What was missing, the court said, was any claim that the company did something to worsen the situation. Teresa did not tell Vasquez to drive. She did not instruct him to leave. She did not threaten his job if he stayed. She simply warned him against driving, which any reasonable person would view as trying to prevent harm, not cause it.
The court also noted some gaps in the pleadings. Herrera never specified whether the party was mandatory or whether Teresa was acting as a supervisor when she spoke to Vasquez. Without those details, the interaction might be no different from one partygoer warning another, which creates no special legal duty.
Even so, the court gave Herrera every benefit of the doubt and assumed Teresa was acting as a supervisor exercising workplace authority. It still was not enough. Warning someone against dangerous behavior simply does not meet the legal standard for the kind of affirmative, negligent control that triggers employer liability.
The appeals court affirmed the dismissal, leaving the lawsuit dead in its tracks.
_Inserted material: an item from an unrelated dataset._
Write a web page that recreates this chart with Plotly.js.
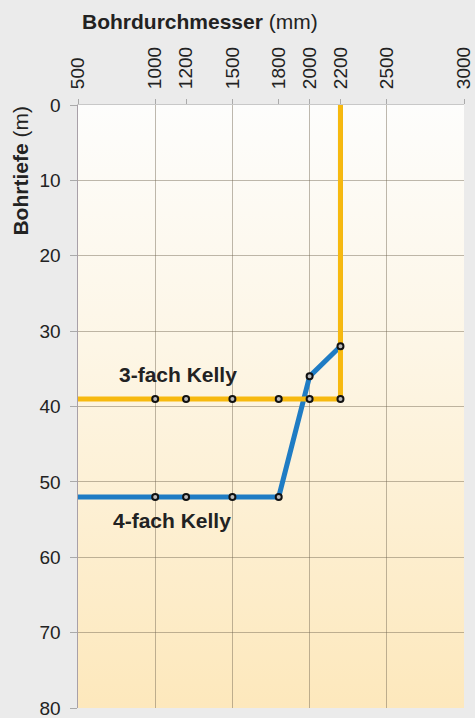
<!DOCTYPE html>
<html>
<head>
<meta charset="utf-8">
<script src="https://cdn.plot.ly/plotly-3.0.1.min.js"></script>
<style>
  html, body { margin:0; padding:0; background:#ebebeb; }
  #wrap { position:relative; width:475px; height:718px; }
  #bg { position:absolute; left:78px; top:105px; width:386px; height:603px;
        background: linear-gradient(to bottom, #fdfdfc 0%, #fdf6e6 40%, #fde8bc 100%); }
  #chart { position:absolute; left:0; top:0; width:475px; height:718px; }
</style>
</head>
<body>
<div id="wrap"><div id="bg"></div><div id="chart"></div></div>
<script>
// Data
const xTicks = [500, 1000, 1200, 1500, 1800, 2000, 2200, 2500, 3000];
const yTicks = [0, 10, 20, 30, 40, 50, 60, 70, 80];

const kelly3Diam  = [2200, 2200, 2000, 1800, 1500, 1200, 1000, 500];
const kelly3Depth = [0, 39, 39, 39, 39, 39, 39, 39];
const kelly3Marked = [false, true, true, true, true, true, true, false];

const kelly4Diam  = [2200, 2200, 2000, 1800, 1500, 1200, 1000, 500];
const kelly4Depth = [0, 32, 36, 52, 52, 52, 52, 52];
const kelly4Marked = [false, true, true, true, true, true, true, false];

const labels = ['3-fach Kelly', '4-fach Kelly'];
const labelDiam = [1150, 1110];
const labelDepth = [35.7, 55.1];

const yellow = '#f7b90f';
const blue = '#1f7cc4';

function pick(arr, mask){ return arr.filter((v,i)=>mask[i]); }

const markerStyle = {symbol:'circle', size:6, color:'#bbb', line:{color:'#111', width:2}};
const traces = [
  {x:[500], y:[0], xaxis:'x2', mode:'markers', marker:{opacity:0}, hoverinfo:'skip'},
  { x: kelly4Diam, y: kelly4Depth, mode:'lines', line:{color:blue, width:5}, hoverinfo:'skip' },
  { x: kelly3Diam, y: kelly3Depth, mode:'lines', line:{color:yellow, width:5}, hoverinfo:'skip' },
  { x: pick(kelly3Diam,kelly3Marked), y: pick(kelly3Depth,kelly3Marked), mode:'markers', marker:markerStyle },
  { x: pick(kelly4Diam,kelly4Marked), y: pick(kelly4Depth,kelly4Marked), mode:'markers', marker:markerStyle },
];

const fontFam = 'Liberation Sans, Arial, sans-serif';
const gridCol = 'rgba(110,100,80,0.45)';
const layout = {
  width:475, height:718,
  margin:{l:78, r:11, t:105, b:10},
  paper_bgcolor:'rgba(0,0,0,0)', plot_bgcolor:'rgba(0,0,0,0)',
  showlegend:false,
  font:{family:fontFam, color:'#222', size:19},
  xaxis:{
    side:'top', range:[500,3000], tickmode:'array', tickvals:xTicks,
    ticktext: xTicks.map(String), tickangle:-90, ticklabeloverflow:'allow',
    showgrid:false, zeroline:false, showline:true, linecolor:'#c8c8c8', linewidth:1,
    ticks:'outside', ticklen:5, tickcolor:'#aaa', ticklabelstandoff:6,
    tickfont:{size:19, color:'#222', family:fontFam}
  },
  xaxis2:{
    overlaying:'x', side:'bottom', range:[500,3000], tickmode:'linear', tick0:500, dtick:500,
    showgrid:true, gridcolor:gridCol, gridwidth:1,
    showticklabels:false, ticks:'', zeroline:false, showline:false
  },
  yaxis:{
    range:[80,0], tickmode:'array', tickvals:yTicks, ticktext:yTicks.map(String),
    ticklabeloverflow:'allow',
    showgrid:true, gridcolor:gridCol, gridwidth:1,
    zeroline:false, showline:true, linecolor:'#a8a0a8', linewidth:1.5,
    ticks:'outside', ticklen:7, tickcolor:'#aaa', ticklabelstandoff:5,
    tickfont:{size:19, color:'#222', family:fontFam}
  },
  annotations:[
    { xref:'paper', yref:'paper', x:0.005, y:1.138, xanchor:'left', yanchor:'middle', showarrow:false,
      text:'<b>Bohrdurchmesser</b> (mm)', font:{size:21, color:'#222', family:fontFam} },
    { xref:'paper', yref:'paper', x:-0.149, y:0.892, xanchor:'center', yanchor:'middle', showarrow:false,
      textangle:-90, text:'<b>Bohrtiefe</b> (m)', font:{size:21, color:'#222', family:fontFam} },
  ].concat(labels.map((t,i)=>({
      xref:'x', yref:'y', x:labelDiam[i], y:labelDepth[i], xanchor:'center', yanchor:'middle', showarrow:false,
      text:'<b>'+t+'</b>', font:{size:21, color:'#222', family:fontFam}
  })))
};

Plotly.newPlot('chart', traces, layout, {staticPlot:true});
</script>
</body>
</html>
For HR professionals navigating the tricky terrain of company events with alcohol, the decision offers some reassurance. Supervisors who speak up and warn intoxicated employees not to drive are not creating legal exposure for their companies. If anything, staying silent might pose greater risk.
But the case also serves as a reminder that employer liability remains very real when supervisors take actions that make bad situations worse, like ordering drunk employees to leave or drive company vehicles home.